I’m selfish, impatient, and a little insecure. I make mistakes, I’m out of control and at times I’m hard to handle, but if you can’t handle me at my worst, then you sure as hell don’t deserve me at my best.
[Marliyn Monroe]

Quotes of the Week

A rich vein of quotes this week. Here are some of the best …

A committee is a cul-de-sac down which ideas are lured and then quietly strangled.
[Sir Barnett Cocks]

It is a primitive form of thought that things either exist or do not exist.
[Sir Arthur Eddington]

We [doctors] do things, because other doctors do so and we don’t want to be different, so we do so; or because we were taught so [by teachers, fellows and residents]; or because we were forced [by teachers, administrators, regulators, guideline developers] to do so, and think that we must do so; or because the patient wants so, and we think we should do so; or because of more incentives [unnecessary tests (especially by procedure oriented physicians) and visits], we think we should do so; or because of the fear [by the legal system, audits] we feel that we should do so [so called covering oneself]; or because we need some time [to let nature take its course], so we do so; finally and more commonly, that we have to do something [justification] and we fail to apply common sense, so we do so.
[MS Parmar, “We do things because”, British Medical Journal Rapid Response, 2004, March 1 quoted in Imogen Evans, Hazel Thornton & Iain Chalmers, Testing Treatments: Better Research for Better Healthcare]

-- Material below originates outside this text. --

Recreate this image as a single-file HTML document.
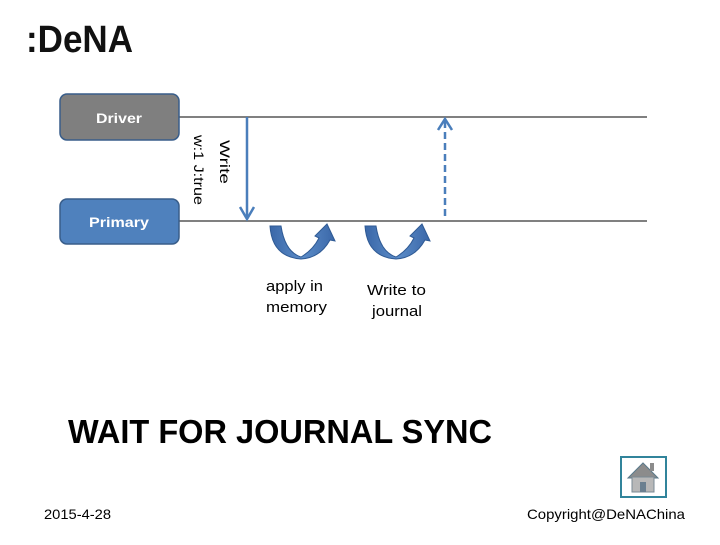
<!DOCTYPE html>
<html><head><style>
body{margin:0;width:720px;height:540px;background:#fff;overflow:hidden;font-family:"Liberation Sans","DejaVu Sans",sans-serif}
</style></head><body>
<svg width="720" height="540" xmlns="http://www.w3.org/2000/svg">
<defs>
<linearGradient id="g" x1="0" y1="0" x2="1" y2="0"><stop offset="0" stop-color="#3a67a8"/><stop offset="0.5" stop-color="#5b8cc8"/><stop offset="1" stop-color="#3a67a8"/></linearGradient>
</defs>
<text x="26" y="52" font-family="Liberation Sans, sans-serif" font-weight="bold" font-size="38" fill="#111" textLength="107" lengthAdjust="spacingAndGlyphs">:DeNA</text>
<line x1="179" y1="117" x2="647" y2="117" stroke="#808080" stroke-width="2"/>
<line x1="179" y1="221" x2="647" y2="221" stroke="#808080" stroke-width="2"/>
<rect x="60" y="94" width="119" height="46" rx="7" fill="#7f7f7f" stroke="#385d8a" stroke-width="1.5"/>
<text x="119" y="123" text-anchor="middle" font-size="14" font-weight="bold" fill="#fff" textLength="46" lengthAdjust="spacingAndGlyphs">Driver</text>
<rect x="60" y="199" width="119" height="45" rx="7" fill="#4f81bd" stroke="#385d8a" stroke-width="1.5"/>
<text x="119" y="227" text-anchor="middle" font-size="14" font-weight="bold" fill="#fff" textLength="60" lengthAdjust="spacingAndGlyphs">Primary</text>
<line x1="247" y1="117" x2="247" y2="218" stroke="#4a7ebb" stroke-width="2.5"/>
<polyline points="240,207 247,219 254,207" fill="none" stroke="#4a7ebb" stroke-width="2.5"/>
<line x1="445" y1="216" x2="445" y2="120" stroke="#4a7ebb" stroke-width="2.5" stroke-dasharray="7,4"/>
<polyline points="438,130 445,119 452,130" fill="none" stroke="#4a7ebb" stroke-width="2.5"/>
<text transform="translate(220,140) rotate(90)" font-size="14" fill="#000" textLength="44" lengthAdjust="spacingAndGlyphs">Write</text>
<text transform="translate(194,135) rotate(90)" font-size="14" fill="#000" textLength="70" lengthAdjust="spacingAndGlyphs">w:1 J:true</text>
<path d="M270,226 L281,226 Q285,252 301,257 Q313,250 319,238 L315,236 L327,224 L335,241 L330,240 Q320,258 301,259 Q272,257 270,226 Z" fill="url(#g)" stroke="#2f5a94" stroke-width="1"/>
<path d="M365,226 L376,226 Q380,252 396,257 Q408,250 414,238 L410,236 L422,224 L430,241 L425,240 Q415,258 396,259 Q367,257 365,226 Z" fill="url(#g)" stroke="#2f5a94" stroke-width="1"/>
<text x="266" y="291" font-size="15" fill="#000" textLength="57" lengthAdjust="spacingAndGlyphs">apply in</text>
<text x="266" y="312" font-size="15" fill="#000" textLength="61" lengthAdjust="spacingAndGlyphs">memory</text>
<text x="367" y="295" font-size="15" fill="#000" textLength="59" lengthAdjust="spacingAndGlyphs">Write to</text>
<text x="372" y="316" font-size="15" fill="#000" textLength="50" lengthAdjust="spacingAndGlyphs">journal</text>
<text x="68" y="443" font-size="33" font-weight="bold" fill="#000" textLength="424" lengthAdjust="spacingAndGlyphs">WAIT FOR JOURNAL SYNC</text>
<text x="44" y="519" font-size="14" fill="#000" textLength="67" lengthAdjust="spacingAndGlyphs">2015-4-28</text>
<text x="527" y="519" font-size="14" fill="#000" textLength="158" lengthAdjust="spacingAndGlyphs">Copyright@DeNAChina</text>
<rect x="621" y="457" width="45" height="40" fill="#fff" stroke="#31849b" stroke-width="2"/>
<polygon points="628,478 643,463 658,478" fill="#8c8c8c" stroke="#5a7a8a"/>
<rect x="632" y="477" width="22" height="15" fill="#b8b8b8" stroke="#7a8a95"/>
<rect x="640" y="482" width="6" height="10" fill="#6a7f90"/>
<rect x="650" y="463" width="4" height="8" fill="#8c8c8c"/>
</svg>
</body></html>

A wise man makes his own decisions; an ignorant man follows public opinion.
[Chinese proverb]

I am proud that our country remains the scourge of the oppressed. Freedom is once again on the march, as the good people of America join together to wave it goodbye.
GEORGE W BUSH
[Craig Brown; The Lost Diaries]

Born to American-Indian parents, he spent his formative years in abject poverty in Ireland, nibbling on crusts in a tepee in the exclusive slum area of Limerick. Though there were no books in the family home, he occupied his childhood reading the tepee’s assembly instructions over and over again, and in this way gained an unsurpassed command of the English language, as evidenced by his early Tepee Trilogy: Lay the Fabric Flat (1968), With the Long Side Facing Up (1972) and Now Set the Pole in an Upright Position (1975).
[Craig Brown; dust-jacket of The Lost Diaries]

Maturity is only a short break in adolescence.
[Jules Feiffer]

Marriage isn’t a passion-fest; it’s more like a partnership formed to run a very small, mundane, and often boring non-profit business. And I mean this in a good way.